My little bluebirds continued to teach me about persistence, making 2 more nests in a row. Again, I watched, counted, waited. Nothing. No more feathers were found but neither did I witness hatchlings learning to fly. The evidence was mounting but I hoped and decided that without seeing feathers, I’d simply missed their flights while at work. Three times! I was happy and surprised when the birds came back for a fourth time, cleaning, re-stocking, preparing.

            A few days ago, I went out to enjoy the sounds of morning bird frenzy, as usual to collect a few minutes on a cool porch before the heat set in. Our days have been scorchers lately. To my surprise, dangling from the lowest tree limb of my backyard box elder, within ten feet and direct eyeshot of the owl’s open mouth, was the shed skin of a snake, about 3 feet long! Too bad the owl isn’t real. The skin did not belong to my friend the reptilian Queen, who I’d put in charge, because she is much longer than this interloper. One of her not so loyal subjects had snuck into forbidden territory!  

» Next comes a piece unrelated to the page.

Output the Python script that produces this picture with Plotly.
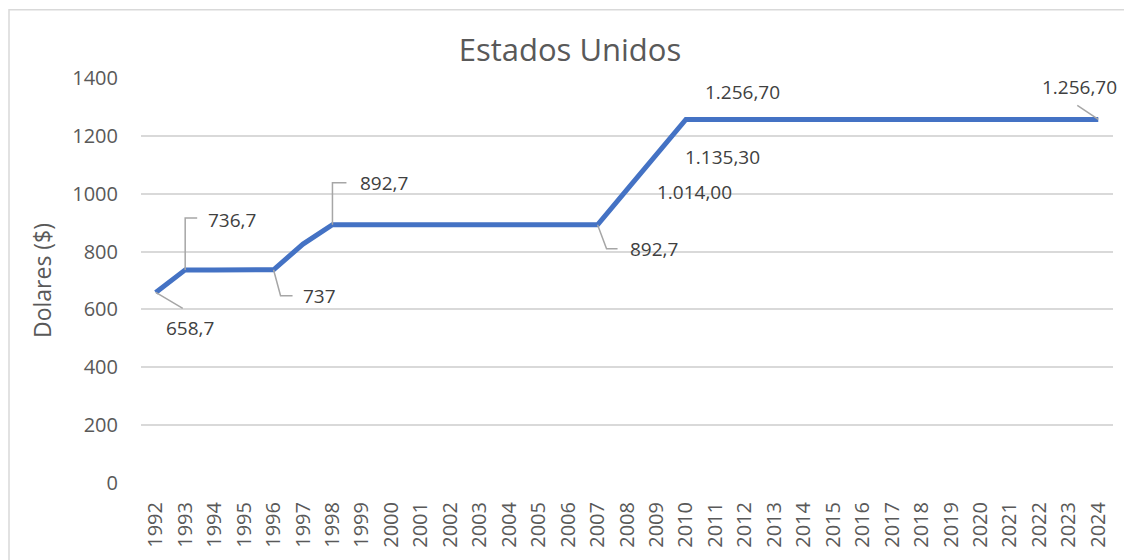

            As I sat, contemplating how to renegotiate peace talks, my partner told me he’d found a baby copperhead enjoying the heat of the compost pile about a month back. Although he’d killed the one he’d found I realized chaos had ensued without my knowledge!

            “A baby?” I asked, “Only one?  Are you sure there weren’t more?” Youngsters can go rogue without yet knowing the unwritten rules of their elders. That’s understandable. But as every old person says, this younger generation has a different set of values.  Leaving the skin in both my view and that of the birdhouse, is a blatant show of disrespect. Also, I was aware this was supposed to be the year of the cicada invasion. Although our region hasn’t been the hardest hit, for months now, Rosie and Willow—otherwise known as dog patrol or affectionately “the girls”—have been staying out late to dig for beetles or cicadas or whatever other little crunchy larvae might be there. I’d read an article about snakes gathering beneath oak trees at night to eat the emerging cicadas and I hoped my girls were abating that possibility.

            I wasn’t sure if Queen Rat Snake was dead, if there had been a coup for leadership, or perhaps she felt I owed her one after my breech into her territory last year. Maybe she decided staying out of my yard in a cicada year was too much for me to ask.

            I went back to writing in my journal, listening to the usual morning rush of cardinals, jays and mockingbirds as they come into the garden for breakfast when I heard a flush of excitement. The bluebirds were back. They had spotted the skin and were sounding all the alarms. Mama was flapping her wings hard, hovering in front of the scaly replica, and if I had to guess cursing him mightily. I hoped she didn’t have a heart attack. I could almost feel how the realization hit her. Grieving her babies while finally getting closure for where they went. This brought Papa. They flew above it, below it, hovered in front of it, flapping their wings and yelling as if to scare it away. It didn’t budge, of course, except for wavering in the wind. The birds called in the cavalry and here came the flickers and mockingbirds, a larger line of defense. They too used their best scare tactics and sounded alarms which pulled in the officers—cardinals and jays. With all the sirens going off, it was the only show to watch, even the dogs were captivated. We were the rubberneckers at the scene of a crime; all traffic stopped. It seemed the teams had forgotten their colors and all acted as one unit to rid the area of this menace. They did all share the same feeders, after all. When the decomposing skin did not respond to their fury, except to sway with the breeze, they finally lost interest and gave it up for dead.

The skin still hangs as a reminder. My hammock chair also hangs in that tree. It’s the only tree I’ve got whose limbs are hammock or swing friendly. I’m not sure how long it will take me to sit there again, unsure what might be overhead. I know the bluebirds have not returned to their box. As with all trauma, it’s gonna take time. Well played Queen. I won’t be taking you for granted again.